### Job
Repeat the material exactly from its first line to the line that includes "const fontSize = 23;". Skip pictures.

### Extracted material
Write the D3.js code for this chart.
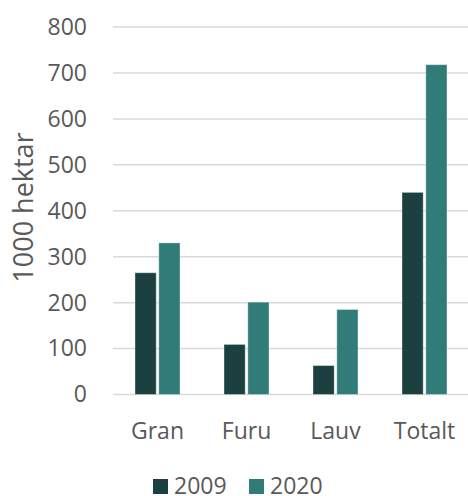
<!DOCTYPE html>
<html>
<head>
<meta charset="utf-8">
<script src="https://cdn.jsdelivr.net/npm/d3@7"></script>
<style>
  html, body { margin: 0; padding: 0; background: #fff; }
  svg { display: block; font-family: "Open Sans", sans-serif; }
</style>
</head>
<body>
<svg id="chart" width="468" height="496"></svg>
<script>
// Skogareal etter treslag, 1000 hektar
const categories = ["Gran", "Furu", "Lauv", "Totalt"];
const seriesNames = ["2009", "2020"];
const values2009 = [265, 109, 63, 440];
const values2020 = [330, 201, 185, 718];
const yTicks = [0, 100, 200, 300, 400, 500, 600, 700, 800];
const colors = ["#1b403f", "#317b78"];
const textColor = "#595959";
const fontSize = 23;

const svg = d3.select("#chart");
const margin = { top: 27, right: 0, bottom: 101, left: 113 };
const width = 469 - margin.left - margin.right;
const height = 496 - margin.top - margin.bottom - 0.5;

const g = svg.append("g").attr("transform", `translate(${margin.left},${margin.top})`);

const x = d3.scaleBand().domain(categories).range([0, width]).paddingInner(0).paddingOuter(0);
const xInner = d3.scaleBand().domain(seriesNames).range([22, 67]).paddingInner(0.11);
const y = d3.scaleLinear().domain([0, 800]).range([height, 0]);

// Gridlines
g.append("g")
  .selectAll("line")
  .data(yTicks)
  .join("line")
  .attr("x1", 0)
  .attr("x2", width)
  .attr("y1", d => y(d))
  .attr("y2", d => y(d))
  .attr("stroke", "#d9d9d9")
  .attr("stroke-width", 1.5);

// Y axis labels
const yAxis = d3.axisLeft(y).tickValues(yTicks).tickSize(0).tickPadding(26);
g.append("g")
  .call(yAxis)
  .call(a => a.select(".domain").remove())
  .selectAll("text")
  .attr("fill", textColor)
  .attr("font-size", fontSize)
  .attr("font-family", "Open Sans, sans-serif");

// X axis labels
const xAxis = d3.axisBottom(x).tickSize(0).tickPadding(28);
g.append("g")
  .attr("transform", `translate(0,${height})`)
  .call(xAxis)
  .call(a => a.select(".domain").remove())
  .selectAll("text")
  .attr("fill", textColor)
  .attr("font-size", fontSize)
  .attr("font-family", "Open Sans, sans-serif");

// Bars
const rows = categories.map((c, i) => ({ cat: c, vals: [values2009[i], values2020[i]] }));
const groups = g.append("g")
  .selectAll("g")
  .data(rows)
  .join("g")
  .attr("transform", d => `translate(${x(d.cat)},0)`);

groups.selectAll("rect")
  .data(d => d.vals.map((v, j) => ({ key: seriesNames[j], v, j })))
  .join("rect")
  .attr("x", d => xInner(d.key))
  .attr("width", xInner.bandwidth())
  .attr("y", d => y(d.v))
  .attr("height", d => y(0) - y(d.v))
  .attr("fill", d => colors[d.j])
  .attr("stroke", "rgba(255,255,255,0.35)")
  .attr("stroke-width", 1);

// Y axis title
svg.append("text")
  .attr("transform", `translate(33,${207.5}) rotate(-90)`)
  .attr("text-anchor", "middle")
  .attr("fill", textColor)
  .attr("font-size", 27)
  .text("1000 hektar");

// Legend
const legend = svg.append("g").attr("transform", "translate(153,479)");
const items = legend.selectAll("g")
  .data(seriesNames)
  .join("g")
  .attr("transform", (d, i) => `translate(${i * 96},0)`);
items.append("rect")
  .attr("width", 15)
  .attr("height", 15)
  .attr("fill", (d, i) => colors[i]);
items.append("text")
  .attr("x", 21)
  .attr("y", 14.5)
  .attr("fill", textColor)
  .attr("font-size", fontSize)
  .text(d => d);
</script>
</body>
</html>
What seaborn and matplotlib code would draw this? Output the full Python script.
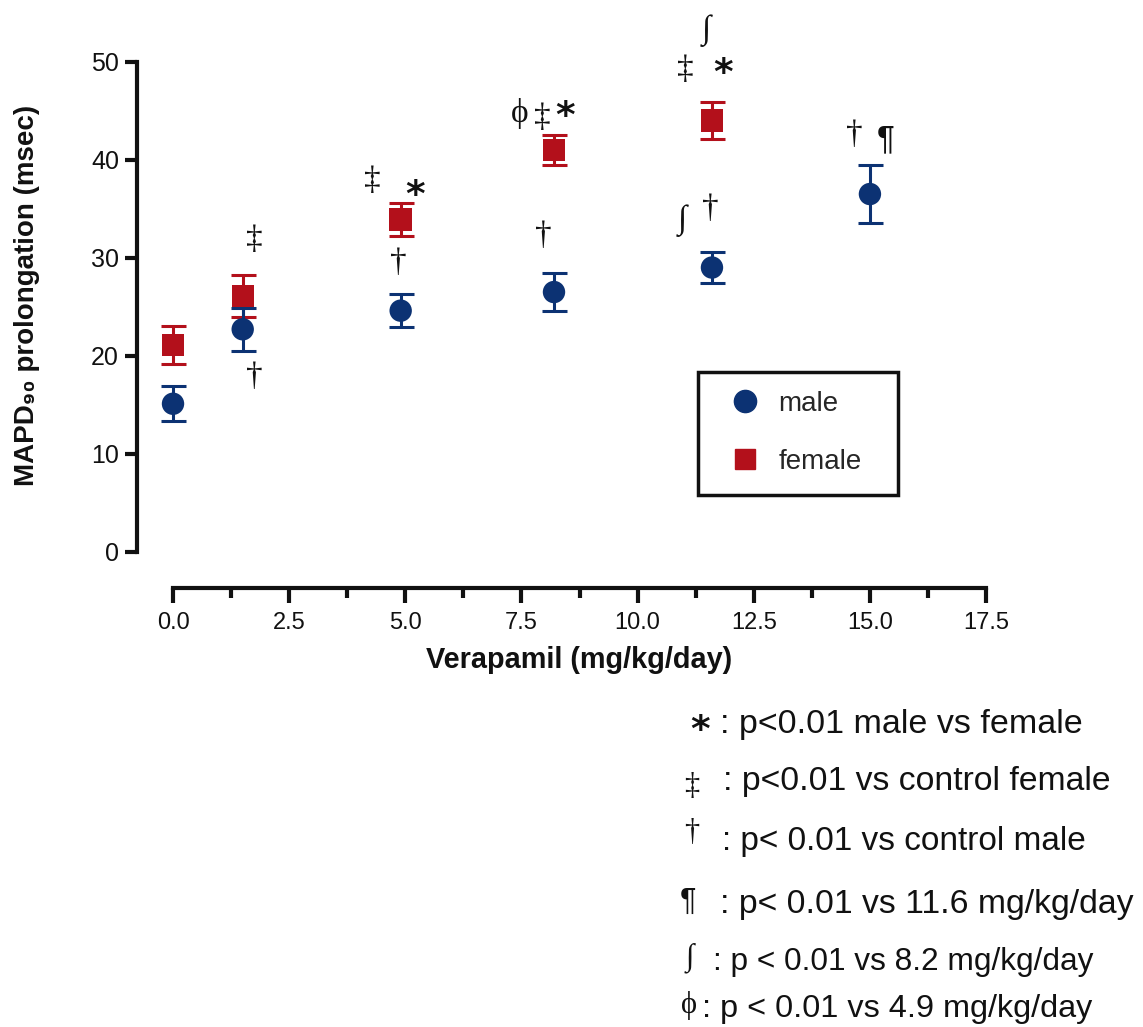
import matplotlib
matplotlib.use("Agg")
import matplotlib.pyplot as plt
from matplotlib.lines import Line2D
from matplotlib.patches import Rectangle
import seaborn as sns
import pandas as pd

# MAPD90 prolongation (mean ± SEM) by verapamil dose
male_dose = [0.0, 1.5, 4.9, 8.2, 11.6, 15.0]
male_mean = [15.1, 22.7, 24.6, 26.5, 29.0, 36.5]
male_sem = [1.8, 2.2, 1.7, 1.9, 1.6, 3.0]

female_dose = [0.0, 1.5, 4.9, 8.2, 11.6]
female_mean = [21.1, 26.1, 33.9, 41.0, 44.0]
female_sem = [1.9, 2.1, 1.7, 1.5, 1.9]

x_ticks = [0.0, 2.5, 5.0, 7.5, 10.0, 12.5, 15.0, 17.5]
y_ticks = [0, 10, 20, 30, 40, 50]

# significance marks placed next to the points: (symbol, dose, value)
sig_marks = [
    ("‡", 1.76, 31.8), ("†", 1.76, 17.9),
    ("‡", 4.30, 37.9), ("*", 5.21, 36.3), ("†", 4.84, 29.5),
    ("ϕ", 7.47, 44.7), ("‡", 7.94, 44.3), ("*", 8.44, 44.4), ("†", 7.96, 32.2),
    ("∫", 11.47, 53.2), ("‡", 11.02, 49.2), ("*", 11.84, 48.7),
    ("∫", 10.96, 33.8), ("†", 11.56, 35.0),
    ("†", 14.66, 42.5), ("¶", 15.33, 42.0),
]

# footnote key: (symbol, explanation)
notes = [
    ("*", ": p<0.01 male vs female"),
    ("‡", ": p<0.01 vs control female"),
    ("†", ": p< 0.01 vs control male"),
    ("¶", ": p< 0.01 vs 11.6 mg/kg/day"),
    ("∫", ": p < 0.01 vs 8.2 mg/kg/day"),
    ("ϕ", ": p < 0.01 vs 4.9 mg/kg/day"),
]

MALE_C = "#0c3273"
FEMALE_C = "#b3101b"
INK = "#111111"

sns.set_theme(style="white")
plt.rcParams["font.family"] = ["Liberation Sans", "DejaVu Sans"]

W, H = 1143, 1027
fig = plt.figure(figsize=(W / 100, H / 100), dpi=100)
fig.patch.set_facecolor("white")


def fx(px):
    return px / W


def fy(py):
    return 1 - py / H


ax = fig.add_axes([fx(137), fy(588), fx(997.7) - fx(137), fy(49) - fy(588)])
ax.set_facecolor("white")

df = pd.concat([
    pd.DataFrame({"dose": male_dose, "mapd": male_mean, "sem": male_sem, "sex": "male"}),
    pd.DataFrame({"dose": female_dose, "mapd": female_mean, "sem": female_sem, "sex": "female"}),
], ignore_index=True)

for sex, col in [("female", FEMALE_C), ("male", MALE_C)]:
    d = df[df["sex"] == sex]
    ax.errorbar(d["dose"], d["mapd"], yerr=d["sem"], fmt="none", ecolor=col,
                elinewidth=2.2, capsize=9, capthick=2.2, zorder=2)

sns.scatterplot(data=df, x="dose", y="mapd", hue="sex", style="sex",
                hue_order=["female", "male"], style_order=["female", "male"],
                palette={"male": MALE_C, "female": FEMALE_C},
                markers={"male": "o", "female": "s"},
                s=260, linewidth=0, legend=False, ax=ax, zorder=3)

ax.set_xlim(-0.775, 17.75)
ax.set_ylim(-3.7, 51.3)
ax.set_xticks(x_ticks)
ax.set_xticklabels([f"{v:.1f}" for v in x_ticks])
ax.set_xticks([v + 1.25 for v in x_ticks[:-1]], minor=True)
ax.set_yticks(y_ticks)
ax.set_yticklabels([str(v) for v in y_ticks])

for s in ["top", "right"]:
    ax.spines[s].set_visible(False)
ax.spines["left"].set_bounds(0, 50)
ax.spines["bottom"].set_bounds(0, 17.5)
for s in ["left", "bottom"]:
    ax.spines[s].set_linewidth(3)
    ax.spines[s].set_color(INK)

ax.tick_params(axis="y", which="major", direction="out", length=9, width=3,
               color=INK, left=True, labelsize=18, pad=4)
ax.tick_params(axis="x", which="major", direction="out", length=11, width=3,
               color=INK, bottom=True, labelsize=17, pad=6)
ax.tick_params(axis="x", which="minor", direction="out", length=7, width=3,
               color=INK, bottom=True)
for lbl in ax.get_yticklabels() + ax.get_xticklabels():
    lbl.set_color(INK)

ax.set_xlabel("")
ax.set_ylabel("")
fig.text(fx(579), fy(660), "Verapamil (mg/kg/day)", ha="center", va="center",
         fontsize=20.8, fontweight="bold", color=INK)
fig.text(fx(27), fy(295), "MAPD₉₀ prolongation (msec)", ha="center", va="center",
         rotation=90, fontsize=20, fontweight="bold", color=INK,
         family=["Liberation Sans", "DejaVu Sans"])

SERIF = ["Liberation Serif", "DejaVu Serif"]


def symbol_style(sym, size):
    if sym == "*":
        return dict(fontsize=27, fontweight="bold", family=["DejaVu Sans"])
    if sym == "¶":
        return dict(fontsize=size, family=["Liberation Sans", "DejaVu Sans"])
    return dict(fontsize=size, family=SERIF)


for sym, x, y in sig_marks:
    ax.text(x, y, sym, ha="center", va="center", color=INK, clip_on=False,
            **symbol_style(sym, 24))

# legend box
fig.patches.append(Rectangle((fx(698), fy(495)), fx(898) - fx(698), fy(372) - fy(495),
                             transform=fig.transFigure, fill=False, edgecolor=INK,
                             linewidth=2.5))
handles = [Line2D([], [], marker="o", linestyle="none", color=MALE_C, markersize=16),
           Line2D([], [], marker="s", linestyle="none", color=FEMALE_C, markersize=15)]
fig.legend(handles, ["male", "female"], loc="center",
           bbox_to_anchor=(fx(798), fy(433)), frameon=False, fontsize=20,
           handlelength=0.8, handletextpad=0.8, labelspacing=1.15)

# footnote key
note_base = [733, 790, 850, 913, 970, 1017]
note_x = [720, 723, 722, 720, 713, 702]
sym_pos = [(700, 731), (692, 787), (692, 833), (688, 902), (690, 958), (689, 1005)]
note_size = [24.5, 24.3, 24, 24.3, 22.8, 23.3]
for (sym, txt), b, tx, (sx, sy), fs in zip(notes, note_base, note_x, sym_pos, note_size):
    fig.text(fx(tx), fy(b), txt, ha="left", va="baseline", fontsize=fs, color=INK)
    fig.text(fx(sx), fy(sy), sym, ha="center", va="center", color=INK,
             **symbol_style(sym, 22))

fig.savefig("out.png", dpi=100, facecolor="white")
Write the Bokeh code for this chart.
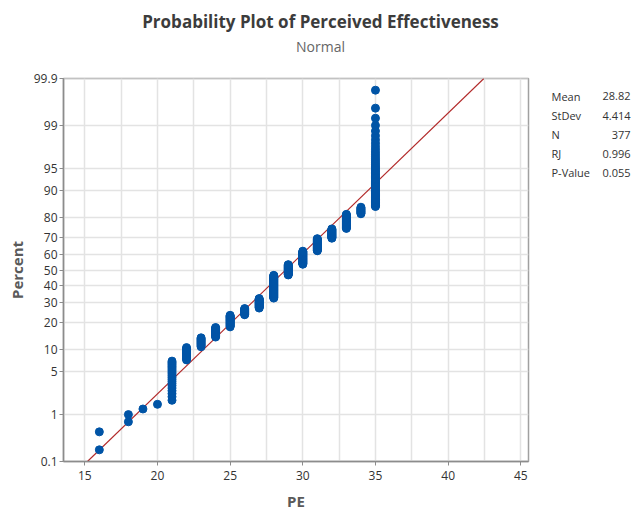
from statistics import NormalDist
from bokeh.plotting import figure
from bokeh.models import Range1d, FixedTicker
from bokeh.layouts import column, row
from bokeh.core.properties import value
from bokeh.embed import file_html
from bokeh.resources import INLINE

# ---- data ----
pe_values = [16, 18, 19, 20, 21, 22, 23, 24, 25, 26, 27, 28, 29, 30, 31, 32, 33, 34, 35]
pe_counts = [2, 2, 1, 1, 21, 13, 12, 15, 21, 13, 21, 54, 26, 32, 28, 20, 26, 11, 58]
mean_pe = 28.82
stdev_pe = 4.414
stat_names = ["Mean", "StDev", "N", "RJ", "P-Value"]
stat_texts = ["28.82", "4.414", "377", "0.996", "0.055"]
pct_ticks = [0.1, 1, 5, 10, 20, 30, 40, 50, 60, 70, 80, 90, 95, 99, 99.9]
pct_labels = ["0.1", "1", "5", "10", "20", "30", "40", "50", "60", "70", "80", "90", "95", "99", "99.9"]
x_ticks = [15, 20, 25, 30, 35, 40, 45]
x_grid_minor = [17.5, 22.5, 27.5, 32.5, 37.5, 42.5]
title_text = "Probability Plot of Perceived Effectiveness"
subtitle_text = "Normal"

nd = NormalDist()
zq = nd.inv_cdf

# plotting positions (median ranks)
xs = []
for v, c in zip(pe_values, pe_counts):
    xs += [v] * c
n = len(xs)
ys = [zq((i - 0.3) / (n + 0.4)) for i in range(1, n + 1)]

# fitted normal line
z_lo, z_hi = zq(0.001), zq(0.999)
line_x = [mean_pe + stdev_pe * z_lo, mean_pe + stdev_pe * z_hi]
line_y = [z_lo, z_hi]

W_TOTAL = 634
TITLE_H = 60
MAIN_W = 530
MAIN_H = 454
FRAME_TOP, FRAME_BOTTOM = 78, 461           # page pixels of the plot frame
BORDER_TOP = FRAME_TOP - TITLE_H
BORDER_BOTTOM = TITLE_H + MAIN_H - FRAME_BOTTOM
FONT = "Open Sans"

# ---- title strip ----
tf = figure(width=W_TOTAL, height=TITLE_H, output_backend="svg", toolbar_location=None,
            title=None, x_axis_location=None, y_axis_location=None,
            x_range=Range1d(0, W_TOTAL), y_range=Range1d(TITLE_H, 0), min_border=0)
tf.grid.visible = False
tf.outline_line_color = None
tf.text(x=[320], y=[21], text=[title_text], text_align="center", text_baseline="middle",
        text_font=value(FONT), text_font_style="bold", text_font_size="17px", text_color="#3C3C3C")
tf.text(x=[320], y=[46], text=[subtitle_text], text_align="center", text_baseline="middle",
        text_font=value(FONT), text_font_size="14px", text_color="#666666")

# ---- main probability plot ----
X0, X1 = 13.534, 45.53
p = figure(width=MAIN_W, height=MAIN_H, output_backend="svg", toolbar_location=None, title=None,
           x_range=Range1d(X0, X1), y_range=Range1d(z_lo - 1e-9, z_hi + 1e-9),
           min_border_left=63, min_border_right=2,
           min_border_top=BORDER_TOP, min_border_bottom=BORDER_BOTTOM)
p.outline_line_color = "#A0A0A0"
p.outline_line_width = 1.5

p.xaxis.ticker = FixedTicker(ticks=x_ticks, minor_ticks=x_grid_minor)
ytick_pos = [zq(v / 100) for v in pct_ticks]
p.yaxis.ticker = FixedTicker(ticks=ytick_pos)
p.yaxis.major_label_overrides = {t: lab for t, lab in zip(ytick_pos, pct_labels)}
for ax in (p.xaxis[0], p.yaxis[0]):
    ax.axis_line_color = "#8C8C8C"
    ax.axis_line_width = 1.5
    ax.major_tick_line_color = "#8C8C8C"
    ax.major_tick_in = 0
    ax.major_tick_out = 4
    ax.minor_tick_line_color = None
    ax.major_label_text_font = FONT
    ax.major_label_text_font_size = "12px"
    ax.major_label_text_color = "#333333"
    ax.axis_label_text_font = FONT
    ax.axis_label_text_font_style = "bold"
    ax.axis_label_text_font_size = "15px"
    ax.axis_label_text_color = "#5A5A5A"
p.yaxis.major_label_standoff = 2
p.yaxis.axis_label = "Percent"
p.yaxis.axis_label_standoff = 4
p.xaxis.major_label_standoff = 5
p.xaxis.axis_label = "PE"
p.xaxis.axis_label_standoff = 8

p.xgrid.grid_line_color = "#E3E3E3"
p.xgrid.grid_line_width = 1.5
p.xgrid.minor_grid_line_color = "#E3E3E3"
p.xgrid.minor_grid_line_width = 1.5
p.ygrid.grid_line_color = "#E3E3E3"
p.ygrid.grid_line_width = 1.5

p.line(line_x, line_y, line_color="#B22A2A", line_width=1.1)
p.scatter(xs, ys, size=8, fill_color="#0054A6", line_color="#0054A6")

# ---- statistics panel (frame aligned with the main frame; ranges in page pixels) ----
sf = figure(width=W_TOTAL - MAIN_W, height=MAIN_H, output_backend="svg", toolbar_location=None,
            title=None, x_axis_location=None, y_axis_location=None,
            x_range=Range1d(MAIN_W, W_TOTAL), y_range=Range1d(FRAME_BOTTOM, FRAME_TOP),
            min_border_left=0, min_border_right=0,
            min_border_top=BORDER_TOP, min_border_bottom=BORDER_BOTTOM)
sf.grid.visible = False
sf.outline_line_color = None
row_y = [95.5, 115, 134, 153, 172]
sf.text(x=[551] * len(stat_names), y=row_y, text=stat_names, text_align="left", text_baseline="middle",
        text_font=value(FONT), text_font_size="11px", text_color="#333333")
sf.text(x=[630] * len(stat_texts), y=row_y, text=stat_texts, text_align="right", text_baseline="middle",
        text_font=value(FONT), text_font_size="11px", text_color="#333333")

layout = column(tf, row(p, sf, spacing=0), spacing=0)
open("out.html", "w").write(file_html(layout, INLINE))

### Output for this task
Write the D3.js code for this chart.
<!DOCTYPE html>
<html>
<head>
<meta charset="utf-8">
<script src="https://cdn.jsdelivr.net/npm/d3@7"></script>
<style>
  html, body { margin: 0; padding: 0; background: #fff; }
  svg { display: block; font-family: "Open Sans", sans-serif; }
</style>
</head>
<body>
<svg id="chart" width="468" height="496"></svg>
<script>
// Skogareal etter treslag, 1000 hektar
const categories = ["Gran", "Furu", "Lauv", "Totalt"];
const seriesNames = ["2009", "2020"];
const values2009 = [265, 109, 63, 440];
const values2020 = [330, 201, 185, 718];
const yTicks = [0, 100, 200, 300, 400, 500, 600, 700, 800];
const colors = ["#1b403f", "#317b78"];
const textColor = "#595959";
const fontSize = 23;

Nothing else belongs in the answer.